Chicago Public Schools staff asked the board to authorize a two‑year renewal with Curriculum Associates for the I‑Ready K–2 diagnostic assessment suite at a not‑to‑exceed $2,250,000.

Chicago Public Schools staff asked the board to authorize the first renewal with Curriculum Associates for the district’s K–2 I‑Ready reading and mathematics assessment suite, a student‑level licensing arrangement proposed at a not‑to‑exceed $2,250,000 for a two‑year term.

Why it matters: Screening and benchmark assessments inform early‑grade instruction and intervention. CPS staff said roughly 95% of district schools have chosen I‑Ready for K–2 screening in recent years; without contract renewal, the suite would not be available as part of schools’ balanced assessment systems.
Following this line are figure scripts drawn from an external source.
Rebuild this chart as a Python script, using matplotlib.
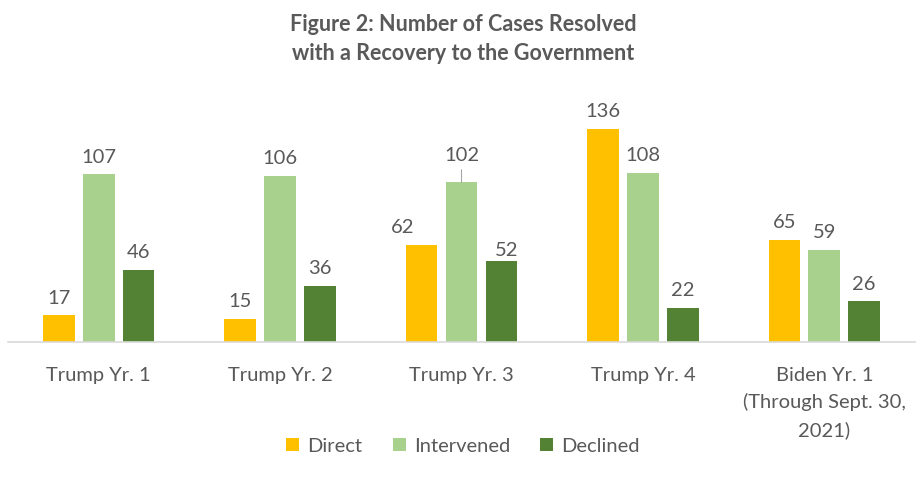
import matplotlib
matplotlib.use("Agg")
import matplotlib.pyplot as plt
import numpy as np

plt.rcParams['font.family'] = ['Lato', 'DejaVu Sans']

years = ["Trump Yr. 1", "Trump Yr. 2", "Trump Yr. 3", "Trump Yr. 4",
         "Biden Yr. 1\n(Through Sept. 30,\n2021)"]
direct = [17, 15, 62, 136, 65]
intervened = [107, 106, 102, 108, 59]
declined = [46, 36, 52, 22, 26]

series = [("Direct", direct, "#FFC000"),
          ("Intervened", intervened, "#A9D18E"),
          ("Declined", declined, "#548235")]

# label nudges (points) where the labels were dragged off-centre
nudge = {(0, 2): (-14, 0), (2, 2): (4, -5)}
leader = {(1, 2): 14}

txt = "#595959"
fs = 14.5
fig = plt.figure(figsize=(9.17, 4.85), dpi=100)
ax = fig.add_axes([8 / 917, 142 / 485, 907 / 917, 250.6 / 485])

x = np.arange(len(years))
w = 0.175
step = 0.22
for i, (name, vals, col) in enumerate(series):
    pos = x + (i - 1) * step
    ax.bar(pos, vals, w, color=col, label=name, zorder=2)
    for j, (p, v) in enumerate(zip(pos, vals)):
        if (i, j) in leader:
            up = leader[(i, j)]
            ax.annotate(str(v), xy=(p, v), xytext=(0, up), textcoords="offset points",
                        ha="center", va="bottom", fontsize=fs, color=txt,
                        arrowprops=dict(arrowstyle="-", color="#A6A6A6", lw=0.8,
                                        shrinkA=3, shrinkB=0))
            continue
        dx, dy = nudge.get((i, j), (0, 0))
        ax.annotate(str(v), xy=(p, v), xytext=(dx, 7 + dy), textcoords="offset points",
                    ha="center", va="bottom", fontsize=fs, color=txt)

ax.set_ylim(0, 160)
ax.set_xlim(-0.5, len(years) - 0.5)
ax.set_xticks(x)
ax.set_xticklabels(years, fontsize=fs, color=txt, linespacing=1.65, va="top")
ax.tick_params(axis="x", length=0, pad=17)
ax.set_yticks([])
for s in ["top", "right", "left"]:
    ax.spines[s].set_visible(False)
ax.spines["bottom"].set_color("#D9D9D9")
ax.spines["bottom"].set_linewidth(1.2)

fig.text(0.505, 1 - 14 / 485, "Figure 2: Number of Cases Resolved\nwith a Recovery to the Government",
         ha="center", va="top", fontsize=15.5, fontweight="bold", color=txt, linespacing=1.5)

fig.legend(loc="center", bbox_to_anchor=(0.505, 1 - 447 / 485), ncol=3, frameon=False,
           fontsize=fs, handlelength=0.65, handleheight=0.65, handletextpad=0.4,
           columnspacing=1.5, labelcolor=txt)

fig.savefig("out.png", dpi=100)
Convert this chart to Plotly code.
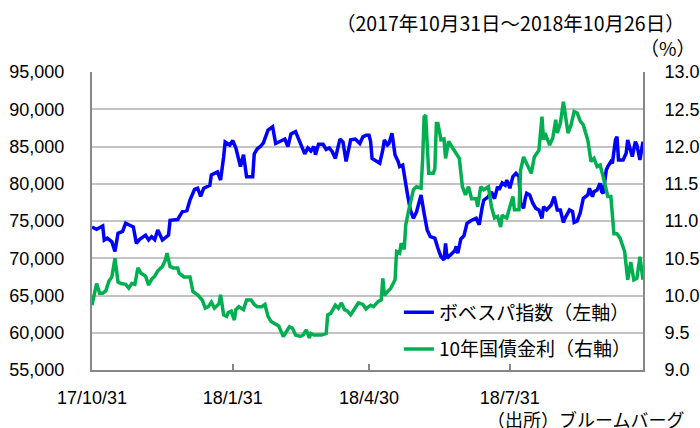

What staff said: Peter Leonard, executive director of student assessment and MTSS, told board members the renewal covers adaptive diagnostics, supplemental screeners and growth monitoring tools and includes administration support, professional development and reporting. “The assessment suite includes an adaptive screening and benchmark assessment, which is referred to as the I Ready diagnostic,” Leonard said, and added that the vendor has worked with CPS educators to develop an authentic Spanish adaptive reading assessment that will be available this fall. “We made this our number 1 priority in vendor partnership and worked with Curriculum Associates... to provide feedback on their development of an adaptive Spanish reading assessment, which is built from the ground up, and is an authentic Spanish reading assessment called evaluation that will be available to our schools starting this fall.”

MBE/WBE and adoption context: The vendor committed to 37% MBE participation as an aspirational goal for the renewal, and staff said the district’s compliance team is assisting the vendor in certification efforts. Leonard said the renewal request includes a cushion for license costs if additional schools adopt the product during the contract term.

Next steps: Staff asked the board to place the renewal on the May 29 consent agenda so schools can continue using the K–2 assessment suite next year.

Ending: The renewal request is framed as continuity for widely adopted K–2 screening tools, with an explicit equity effort to improve Spanish‑language assessment offerings for dual‑language and transitional bilingual programs.